Por preferir a calmaria, a casa onde vive fica bastante afastada do agito turístico de Vegas. São cerca de 40 minutos de carro entre a região dos cassinos e o tranquilo bairro residencial em que ele mora. Ao cruzar a porta de entrada, nota-se imediatamente ser a casa de um lutador. O primeiro móvel à vista é um armário com paredes de vidro. Dentro estão algumas medalhas e três bonecos de competidores do UFC – todos brasileiros. São Minotauro, Wanderlei Silva e Maurício Shogun Rua. Espalhadas por todas as paredes da casa, Roy tem fotos com outros lutadores e pôsteres de campeonatos que participou. Na garagem, um quadro com uma escritura em mandarim diz “Perseverança e prosperidade”, ensinamentos do kung fu. E é ali mesmo que ele treina. Um dos cômodos da residência teve todo o chão coberto por um tatame azul. Virou a academia.

 

“Se alguém nocauteasse o meu personagem no video game, eu saberia que o jogo era ruim. Isso é impossível de acontecer na vida real!”

 

De forma confortável e sem grandes extravagâncias, é assim que Nelson vive com a esposa, Jessica. Ela, aliás, é quem dá a definição mais inesperada sobre o lutador. “Ele é um grande ursinho de pelúcia!” O quê?! Como assim? “A aparência dele pode intimidar, mas ele é super-receptivo. Quando as pessoas o conhecem gostam instantaneamente. Tenho certeza que ele será um ótimo pai.” Sim, Jessica está grávida de cinco meses. Outro lutador a caminho? Nelson faz careta diante da pergunta. “Espero que não. O universo da luta é muito estressante. E no UFC é ainda pior. Quanto mais dinheiro envolvido, mais preocupações existem.”

Babá de barba

Nem o próprio Roy pensava em depender desse estressante mundo dos ringues para ganhar a vida. Quando estava prestes a sair do colégio, seu objetivo era ser bombeiro – a mesma profissão do pai. Manteve por alguns anos essa ideia na cabeça. Enquanto esse sonho se arrastava sem resultados, ele foi ganhar dinheiro de outra forma. Estudou para virar professor de Ensino Básico, mas acabou caindo num trabalho diferente. “Eu era quase uma babá”, diverte-se. “Cuidava de crianças num programa chamado Before and After School Care (Cuidado antes e depois da escola). Os pais deixavam os filhos ali comigo.” Foram dez anos assim. Em paralelo, ele seguia treinando artes marciais. Roy havia descoberto o jiu-jítsu dos Gracie e estava levando a prática bastante a sério. Tanto que precisou escolher entre a vida de professor e a do tatame. Só aos 28 anos o “Big Country” decidiu se dedicar exclusivamente às lutas. Tarde, se comparado à maioria dos atletas com quem compete.

 

Antes de tornar-se um lutador, Nelson ganhava a vida cuidando de crianças. “Eu era quase uma babá”, diz. Nas horas vagas, treinava kung fu

 

Ele acaba de completar 35 anos. Mesmo assim, provavelmente ainda será possível ver Roy Nelson dentro do octógono por alguns anos mais – e, quem sabe, vê-lo alisando a sua marca registrada, a barriga, outra vez após uma vitória. “Posso lutar até os 47!” É sério? “Não. Na verdade acho que até uns 40 ou 42 anos. Depois disso posso treinar outros caras, voltar a ser professor, ser comentarista na televisão, ser um comediante de stand up... Já faço isso o tempo todo, é só contar uma história!”, diz, rindo.

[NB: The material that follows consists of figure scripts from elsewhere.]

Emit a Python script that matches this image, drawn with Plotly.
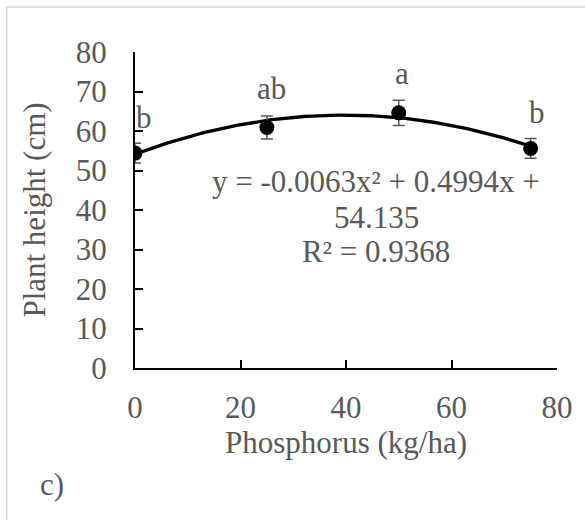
import numpy as np
import plotly.graph_objects as go

# Data
phosphorus = [0, 25, 50, 75]
height = [54.4, 60.9, 64.6, 55.6]
err = [2.5, 2.9, 3.2, 2.5]
letters = ["b", "ab", "a", "b"]
letter_x = [1.7, 25.8, 50.6, 76.2]
letter_y = [63.4, 70.8, 74.6, 64.7]
coef = [-0.0063, 0.4994, 54.135]
r2 = 0.9368
x_ticks = [0, 20, 40, 60, 80]
y_ticks = [0, 10, 20, 30, 40, 50, 60, 70, 80]

W, H = 585, 520
L, R, T, B = 135, 24, 52, 152
pw, ph = W - L - R, H - T - B

FONT = "Liberation Serif, Times New Roman, serif"
GRAY = "#595959"
FS = 31

xf = np.linspace(0, 75, 200)
yf = np.polyval(coef, xf)

fig = go.Figure()
fig.add_trace(go.Scatter(x=xf, y=yf, mode="lines",
                         line=dict(color="black", width=3.3),
                         hoverinfo="skip", showlegend=False))
fig.add_trace(go.Scatter(x=phosphorus, y=height, mode="markers",
                         marker=dict(color="black", size=15),
                         error_y=dict(type="data", array=err, color=GRAY,
                                      thickness=1.5, width=6),
                         showlegend=False))

for xv, yv, t in zip(letter_x, letter_y, letters):
    fig.add_annotation(x=xv, y=yv, text=t, showarrow=False,
                       font=dict(family=FONT, size=FS, color=GRAY))

eq_lines = ["y = %.4fx² + %.4fx +" % (coef[0], coef[1]),
            "%.3f" % coef[2],
            "R² = %.4f" % r2]
eq_y = [47.1, 38.2, 29.4]
for t, yv in zip(eq_lines, eq_y):
    fig.add_annotation(x=45.7, y=yv, text=t, showarrow=False,
                       font=dict(family=FONT, size=FS, color=GRAY))

fig.add_annotation(xref="paper", yref="paper",
                   x=(37 - L) / pw, y=(H - B - 484) / ph, text="c)",
                   showarrow=False, xanchor="left", yanchor="middle",
                   font=dict(family=FONT, size=FS, color=GRAY))

# outer border
fig.add_shape(type="rect", xref="paper", yref="paper",
              x0=(5.5 - L) / pw, x1=(W + 10 - L) / pw,
              y0=(H - B - (H + 10)) / ph, y1=(H - B - 7) / ph,
              line=dict(color="#d9d9d9", width=1.5))

axis_common = dict(showgrid=False, zeroline=False, showline=True,
                   linecolor="black", linewidth=2, ticks="inside",
                   ticklen=8, tickwidth=2, tickcolor="black",
                   tickfont=dict(family=FONT, size=FS, color=GRAY))
fig.update_xaxes(range=[0, 80], tickvals=x_ticks, ticklabelstandoff=11,
                 title=dict(text="Phosphorus (kg/ha)", standoff=0,
                            font=dict(family=FONT, size=FS, color=GRAY)),
                 **axis_common)
fig.update_yaxes(range=[0, 80], tickvals=y_ticks, ticklabelstandoff=20,
                 title=dict(text="Plant height (cm)", standoff=21,
                            font=dict(family=FONT, size=FS, color=GRAY)),
                 **axis_common)

fig.update_layout(width=W, height=H, margin=dict(l=L, r=R, t=T, b=B),
                  plot_bgcolor="white", paper_bgcolor="white")
fig.write_html("out.html")
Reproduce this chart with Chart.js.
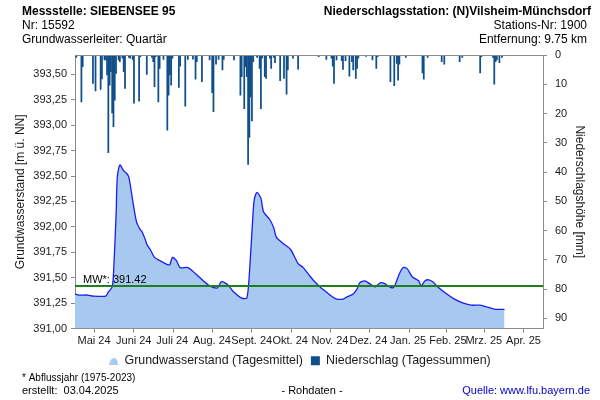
<!DOCTYPE html>
<html><head><meta charset="utf-8">
<script src="https://cdn.jsdelivr.net/npm/chart.js@4"></script>
<style>html,body{margin:0;padding:0;background:#fff;} #wrap{width:600px;height:400px;position:relative;}</style>
</head><body><div id="wrap"><canvas id="c" width="600" height="400"></canvas></div>
<script>
// ---- data (day index: 0 = 1 May 2024) ----
const monthStarts = [0,31,61,92,123,153,184,214,245,276,304,335,365];
const monthLabels = ['Mai 24','Juni 24','Juli 24','Aug. 24','Sept. 24','Okt. 24','Nov. 24','Dez. 24','Jan. 25','Feb. 25','Mrz. 25','Apr. 25'];
const leftTicks = [391,391.25,391.5,391.75,392,392.25,392.5,392.75,393,393.25,393.5];
const gwDays = [0,3,10,14,24,26,29,30,32,33,35,38,40,42,45,48,51,52,55,56,59,62,66,72,74,76,79,82,88,94,100,105,111,114,117,120,123,130,134,136,139,140,142,145,147,152,155,157,162,168,174,178,183,187,192,196,201,204,209,212,217,220,222,226,230,234,238,242,244,248,250,253,256,259,263,268,270,273,276,279,283,290,296,303,309,316,322,328,335];
const gwLevels = [391.34,391.33,391.33,391.32,391.32,391.36,391.41,391.54,392.10,392.49,392.61,392.55,392.53,392.49,392.26,392.05,391.97,391.96,391.87,391.83,391.77,391.70,391.67,391.63,391.63,391.70,391.67,391.60,391.60,391.54,391.47,391.42,391.40,391.46,391.45,391.42,391.37,391.30,391.30,391.54,392.16,392.28,392.34,392.28,392.15,392.07,391.99,391.90,391.84,391.78,391.64,391.60,391.52,391.46,391.40,391.36,391.31,391.29,391.29,391.31,391.34,391.39,391.45,391.47,391.44,391.41,391.45,391.44,391.42,391.40,391.44,391.54,391.60,391.59,391.51,391.47,391.42,391.47,391.48,391.46,391.41,391.34,391.29,391.25,391.23,391.23,391.21,391.19,391.19];
const rainDays = [1,5,6,14,16,20,21,23,24,25,26,27,28,29,30,31,32,34,35,37,38,39,42,43,45,46,50,51,56,60,61,62,63,65,66,69,72,73,74,75,76,81,82,86,88,92,94,95,99,105,107,108,110,112,115,116,124,129,130,132,133,134,135,136,137,138,139,142,144,145,146,148,149,152,153,155,156,160,163,165,166,170,174,190,196,200,201,202,204,208,209,211,214,216,217,219,220,221,227,232,235,236,246,249,251,252,253,258,271,272,275,286,288,300,302,316,317,326,327,328,329,331,333];
const rainMm = [0.8,16.0,4.0,9.7,12.3,11.8,8.2,1.7,1.7,6.8,33.4,10.3,5.7,19.8,24.5,15.4,6.3,1.7,2.3,1.1,5.7,11.4,0.8,1.1,1.5,16.5,15.8,0.6,6.6,0.8,2.3,10.8,0.6,16.0,4.6,1.5,25.7,13.7,6.8,10.3,1.1,11.1,3.8,17.5,1.5,1.4,8.3,2.3,9.1,1.7,12.9,19.4,3.1,1.5,5.1,1.5,1.7,13.7,7.4,18.3,4.0,7.4,37.4,28.2,14.3,22.5,2.3,0.8,4.6,18.3,1.1,7.4,8.0,1.1,4.6,0.8,2.6,8.8,8.0,13.4,5.1,1.1,4.8,0.6,1.5,1.1,3.8,9.7,1.7,1.9,4.9,1.9,7.2,2.3,5.1,8.0,4.6,1.1,0.5,1.7,4.6,0.6,9.1,10.5,2.9,8.6,3.1,0.8,6.1,8.3,0.8,2.3,3.1,2.3,0.8,6.1,0.6,0.8,10.0,2.3,1.7,2.6,0.8];
const meanLevel = 391.42;

const FONT = '"Liberation Sans", Arial, sans-serif';
Chart.defaults.font.family = FONT;
Chart.defaults.font.size = 11;
Chart.defaults.color = '#1a1a1a';

const AREA = '#A7C8EF', LINE = '#1C1CF0', BAR = '#114F8A', MEANC = '#1F7F1F', AXIS = '#8a8a8a';

// legend marker for the area series (small hump)
const hump = document.createElement('canvas'); hump.width = 9; hump.height = 9;
(function(){const h = hump.getContext('2d'); h.fillStyle = AREA; h.beginPath();
  h.moveTo(0,9); h.lineTo(1,4); h.quadraticCurveTo(4.5,-1,8,4); h.lineTo(9,9); h.closePath(); h.fill();})();

const texts = {
  id: 'texts',
  afterDraw(chart){
    const ctx = chart.ctx, ca = chart.chartArea, y = chart.scales.y;
    ctx.save();
    ctx.strokeStyle = AXIS; ctx.lineWidth = 1;
    ctx.beginPath(); ctx.moveTo(ca.left, Math.round(ca.top)+0.5); ctx.lineTo(ca.right, Math.round(ca.top)+0.5); ctx.stroke();
    ctx.fillStyle = '#000'; ctx.textBaseline = 'middle';
    ctx.font = 'bold 12px ' + FONT; ctx.textAlign = 'left';
    ctx.fillText('Messstelle: SIEBENSEE 95', 22, 12);
    ctx.textAlign = 'right';
    ctx.fillText('Niederschlagsstation: (N)Vilsheim-Münchsdorf', 591, 12);
    ctx.font = '12px ' + FONT; ctx.textAlign = 'left';
    ctx.fillText('Nr: 15592', 22, 26);
    ctx.fillText('Grundwasserleiter: Quartär', 22, 40);
    ctx.textAlign = 'right';
    ctx.fillText('Stations-Nr: 1900', 587, 26);
    ctx.fillText('Entfernung: 9.75 km', 587, 40);
    // mean label
    ctx.font = '11px ' + FONT; ctx.textAlign = 'left';
    ctx.fillText('MW*: 391.42', ca.left + 8, y.getPixelForValue(meanLevel) - 6);
    // footer
    ctx.font = '10px ' + FONT;
    ctx.fillText('* Abflussjahr (1975-2023)', 22, 378);
    ctx.font = '11px ' + FONT;
    ctx.fillText('erstellt:  03.04.2025', 22, 391);
    ctx.textAlign = 'center';
    ctx.fillText('- Rohdaten -', 312, 391);
    ctx.textAlign = 'right'; ctx.fillStyle = '#0000CC';
    ctx.fillText('Quelle: www.lfu.bayern.de', 590, 391);
    ctx.restore();
  }
};

new Chart(document.getElementById('c'), {
  type: 'line',
  data: {
    datasets: [
      { type: 'line', label: '', data: [{x:0,y:meanLevel},{x:365,y:meanLevel}], borderColor: MEANC, borderWidth: 2,
        pointRadius: 0, fill: false, yAxisID: 'y', order: 0 },
      { type: 'line', label: 'Grundwasserstand (Tagesmittel)', data: gwDays.map((d,i)=>({x:d,y:gwLevels[i]})),
        borderColor: LINE, borderWidth: 1.3, backgroundColor: AREA, fill: 'start', pointRadius: 0, tension: 0.25,
        yAxisID: 'y', order: 2, pointStyle: hump },
      { type: 'bar', label: 'Niederschlag (Tagessummen)', data: rainDays.map((d,i)=>({x:d,y:rainMm[i]})),
        backgroundColor: BAR, borderWidth: 0, barThickness: 1.1, yAxisID: 'y2', order: 1, pointStyle: 'rect' }
    ]
  },
  options: {
    responsive: false, animation: false, devicePixelRatio: 1,
    layout: { padding: { top: 55, left: 0, right: 0, bottom: 23 } },
    plugins: {
      tooltip: { enabled: false },
      legend: { position: 'bottom',
        labels: { usePointStyle: true, boxWidth: 9, boxHeight: 9, padding: 8, color: '#1a1a1a', font: { size: 12.4 },
          filter: it => it.text !== '', sort: (a, b) => a.datasetIndex - b.datasetIndex } }
    },
    scales: {
      x: { type: 'linear', min: 0, max: 365, offset: false,
        afterBuildTicks: s => { s.ticks = monthStarts.map(v => ({ value: v })); },
        afterFit: s => { s.height = 18; },
        ticks: { autoSkip: false, maxRotation: 0, minRotation: 0, labelOffset: 19, padding: 2,
          callback: (v, i) => monthLabels[i] || '' },
        grid: { drawOnChartArea: false, tickLength: 4, color: AXIS },
        border: { color: AXIS } },
      y: { position: 'left', min: 391, max: 393.69,
        afterBuildTicks: s => { s.ticks = leftTicks.map(v => ({ value: v })); },
        afterFit: s => { s.width = 75; },
        ticks: { padding: 4, callback: v => v.toFixed(2).replace('.', ',') },
        grid: { drawOnChartArea: false, tickLength: 4, color: AXIS },
        border: { color: AXIS },
        title: { display: true, text: 'Grundwasserstand [m ü. NN]', font: { size: 12 }, color: '#1a1a1a', padding: { top: 13, bottom: 0 } } },
      y2: { position: 'right', min: 0, max: 93.5, reverse: true,
        ticks: { stepSize: 10, includeBounds: false, padding: 8 },
        afterFit: s => { s.width = 57; },
        grid: { drawOnChartArea: false, tickLength: 4, color: AXIS },
        border: { color: AXIS },
        title: { display: true, text: 'Niederschlagshöhe [mm]', font: { size: 12 }, color: '#1a1a1a', padding: { top: 13, bottom: 0 } } }
    }
  },
  plugins: [texts]
});
</script></body></html>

Depois de dois dias acompanhando o lutador, voltemos à cena do início deste texto. Roy tem nas mãos uma pilha de fotos com a pancada que nocauteou seu último oponente. Ele separa duas, autografa e entrega para a reportagem da Trip. Estamos dentro de sua caminhonete no estacionamento de um hotel em Las Vegas. Ao sairmos do carro, o fotógrafo que me acompanha diz: “Sabe o que é louco? Eu nem sou muito ligado no UFC, mas me deu vontade de começar a acompanhar pra torcer por esse cara”.